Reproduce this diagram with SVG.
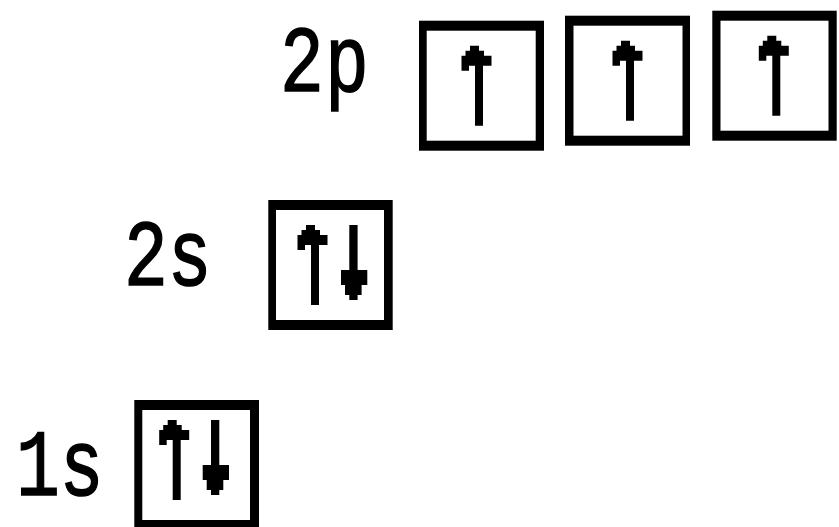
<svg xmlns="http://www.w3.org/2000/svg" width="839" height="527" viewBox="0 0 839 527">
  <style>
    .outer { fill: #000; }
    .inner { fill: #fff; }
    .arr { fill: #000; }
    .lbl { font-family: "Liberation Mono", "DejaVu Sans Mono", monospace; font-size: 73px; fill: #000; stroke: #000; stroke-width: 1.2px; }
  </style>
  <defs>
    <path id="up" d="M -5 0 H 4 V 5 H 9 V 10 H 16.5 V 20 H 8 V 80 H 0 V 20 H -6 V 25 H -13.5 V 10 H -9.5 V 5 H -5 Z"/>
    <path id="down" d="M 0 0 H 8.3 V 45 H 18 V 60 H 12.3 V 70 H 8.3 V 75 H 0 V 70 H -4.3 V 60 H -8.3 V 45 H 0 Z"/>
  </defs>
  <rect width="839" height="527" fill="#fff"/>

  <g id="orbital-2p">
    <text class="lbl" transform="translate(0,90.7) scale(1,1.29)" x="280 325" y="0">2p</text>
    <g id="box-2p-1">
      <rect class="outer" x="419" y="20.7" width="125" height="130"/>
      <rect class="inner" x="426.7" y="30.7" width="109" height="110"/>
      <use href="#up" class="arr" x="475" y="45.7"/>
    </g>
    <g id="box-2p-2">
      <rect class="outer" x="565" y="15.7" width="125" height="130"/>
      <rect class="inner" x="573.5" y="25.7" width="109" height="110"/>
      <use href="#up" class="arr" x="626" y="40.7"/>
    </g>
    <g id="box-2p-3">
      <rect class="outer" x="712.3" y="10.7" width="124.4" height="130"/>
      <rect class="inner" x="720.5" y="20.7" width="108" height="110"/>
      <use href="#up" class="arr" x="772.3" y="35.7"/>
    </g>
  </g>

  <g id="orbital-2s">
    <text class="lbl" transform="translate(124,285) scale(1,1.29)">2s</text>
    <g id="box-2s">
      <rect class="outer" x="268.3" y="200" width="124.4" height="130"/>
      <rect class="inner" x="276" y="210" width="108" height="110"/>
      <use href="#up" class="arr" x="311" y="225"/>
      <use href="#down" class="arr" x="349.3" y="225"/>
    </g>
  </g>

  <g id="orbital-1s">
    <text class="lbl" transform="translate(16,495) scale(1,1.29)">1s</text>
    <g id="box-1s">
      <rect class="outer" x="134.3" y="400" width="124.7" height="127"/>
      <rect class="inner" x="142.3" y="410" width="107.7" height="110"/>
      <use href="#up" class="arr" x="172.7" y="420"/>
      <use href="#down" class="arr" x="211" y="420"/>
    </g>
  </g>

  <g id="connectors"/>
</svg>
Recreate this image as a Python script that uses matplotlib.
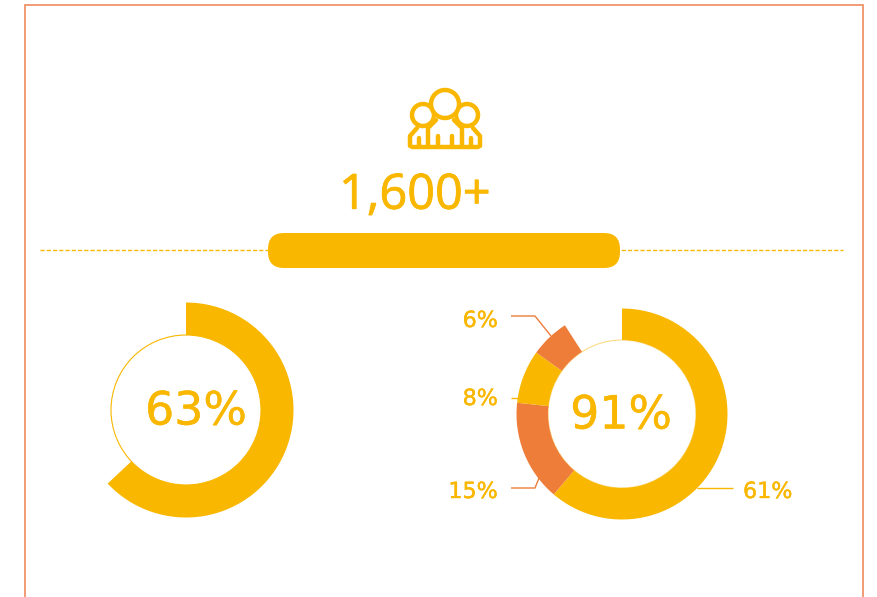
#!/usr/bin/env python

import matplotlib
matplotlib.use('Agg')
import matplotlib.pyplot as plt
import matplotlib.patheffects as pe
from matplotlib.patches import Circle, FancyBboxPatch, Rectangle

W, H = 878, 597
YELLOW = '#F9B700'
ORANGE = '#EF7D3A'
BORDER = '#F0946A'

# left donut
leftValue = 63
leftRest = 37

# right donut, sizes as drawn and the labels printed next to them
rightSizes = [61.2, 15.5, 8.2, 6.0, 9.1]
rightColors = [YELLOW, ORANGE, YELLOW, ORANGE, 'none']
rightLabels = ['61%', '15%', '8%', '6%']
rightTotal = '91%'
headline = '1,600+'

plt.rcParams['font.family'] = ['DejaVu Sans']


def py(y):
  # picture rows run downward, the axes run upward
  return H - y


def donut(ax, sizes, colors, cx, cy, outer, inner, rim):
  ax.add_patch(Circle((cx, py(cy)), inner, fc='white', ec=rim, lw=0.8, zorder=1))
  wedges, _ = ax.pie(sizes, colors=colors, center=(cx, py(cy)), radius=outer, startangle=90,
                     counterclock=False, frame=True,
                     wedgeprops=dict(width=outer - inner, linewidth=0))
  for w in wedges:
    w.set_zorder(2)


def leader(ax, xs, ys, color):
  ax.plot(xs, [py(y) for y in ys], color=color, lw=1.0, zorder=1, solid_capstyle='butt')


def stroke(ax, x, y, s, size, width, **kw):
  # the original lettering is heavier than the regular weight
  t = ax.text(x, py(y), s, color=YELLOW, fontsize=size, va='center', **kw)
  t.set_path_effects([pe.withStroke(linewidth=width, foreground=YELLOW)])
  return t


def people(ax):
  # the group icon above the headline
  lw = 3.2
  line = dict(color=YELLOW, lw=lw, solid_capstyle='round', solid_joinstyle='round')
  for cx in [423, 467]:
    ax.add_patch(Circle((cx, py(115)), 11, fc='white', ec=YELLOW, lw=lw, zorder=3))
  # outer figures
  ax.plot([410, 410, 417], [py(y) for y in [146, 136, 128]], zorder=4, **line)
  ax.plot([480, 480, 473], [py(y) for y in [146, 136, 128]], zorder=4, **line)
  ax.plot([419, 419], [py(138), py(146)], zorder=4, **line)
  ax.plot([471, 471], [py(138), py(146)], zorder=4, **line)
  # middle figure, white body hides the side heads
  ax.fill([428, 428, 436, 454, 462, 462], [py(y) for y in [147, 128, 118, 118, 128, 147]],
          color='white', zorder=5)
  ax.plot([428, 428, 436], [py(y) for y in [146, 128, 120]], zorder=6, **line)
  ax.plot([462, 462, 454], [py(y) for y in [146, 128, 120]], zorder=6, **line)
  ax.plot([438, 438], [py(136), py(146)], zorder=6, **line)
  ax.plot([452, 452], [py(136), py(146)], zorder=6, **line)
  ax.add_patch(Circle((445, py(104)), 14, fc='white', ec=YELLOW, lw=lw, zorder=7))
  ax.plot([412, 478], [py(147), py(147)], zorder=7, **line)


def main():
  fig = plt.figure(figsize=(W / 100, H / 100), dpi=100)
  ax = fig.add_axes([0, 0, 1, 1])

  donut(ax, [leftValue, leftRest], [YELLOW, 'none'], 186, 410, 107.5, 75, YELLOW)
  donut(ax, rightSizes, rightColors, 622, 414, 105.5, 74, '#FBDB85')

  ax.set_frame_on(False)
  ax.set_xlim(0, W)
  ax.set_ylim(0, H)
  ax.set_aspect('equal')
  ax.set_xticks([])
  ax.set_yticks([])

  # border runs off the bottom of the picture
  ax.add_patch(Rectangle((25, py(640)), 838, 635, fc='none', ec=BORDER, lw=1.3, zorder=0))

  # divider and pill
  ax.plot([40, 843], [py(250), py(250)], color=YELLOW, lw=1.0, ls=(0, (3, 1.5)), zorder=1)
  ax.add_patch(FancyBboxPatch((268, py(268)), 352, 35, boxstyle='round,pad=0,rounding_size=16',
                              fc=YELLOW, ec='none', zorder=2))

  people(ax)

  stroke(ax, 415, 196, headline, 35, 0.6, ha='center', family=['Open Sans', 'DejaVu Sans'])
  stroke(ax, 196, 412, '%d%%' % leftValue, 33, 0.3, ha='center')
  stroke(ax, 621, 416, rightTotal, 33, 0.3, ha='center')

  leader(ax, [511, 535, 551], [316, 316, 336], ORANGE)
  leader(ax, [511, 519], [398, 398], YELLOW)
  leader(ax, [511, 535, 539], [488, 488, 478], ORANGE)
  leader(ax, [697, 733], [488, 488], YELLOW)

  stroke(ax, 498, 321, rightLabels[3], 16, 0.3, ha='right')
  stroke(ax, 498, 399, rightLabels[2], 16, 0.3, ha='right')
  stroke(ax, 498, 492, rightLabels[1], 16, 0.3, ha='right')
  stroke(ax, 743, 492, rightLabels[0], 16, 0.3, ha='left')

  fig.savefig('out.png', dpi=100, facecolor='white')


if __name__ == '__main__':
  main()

——————————

TASK GOAL
Reproduce nothing but the lines from the one with "Recreate this image" to the one with "return H - y", both lines included, and keep every picture out of the copy.

RESULT FOR THIS EXERCISE
Recreate this image as a Python script that uses matplotlib.
#!/usr/bin/env python

import matplotlib
matplotlib.use('Agg')
import matplotlib.pyplot as plt
import matplotlib.patheffects as pe
from matplotlib.patches import Circle, FancyBboxPatch, Rectangle

W, H = 878, 597
YELLOW = '#F9B700'
ORANGE = '#EF7D3A'
BORDER = '#F0946A'

# left donut
leftValue = 63
leftRest = 37

# right donut, sizes as drawn and the labels printed next to them
rightSizes = [61.2, 15.5, 8.2, 6.0, 9.1]
rightColors = [YELLOW, ORANGE, YELLOW, ORANGE, 'none']
rightLabels = ['61%', '15%', '8%', '6%']
rightTotal = '91%'
headline = '1,600+'

plt.rcParams['font.family'] = ['DejaVu Sans']


def py(y):
  # picture rows run downward, the axes run upward
  return H - y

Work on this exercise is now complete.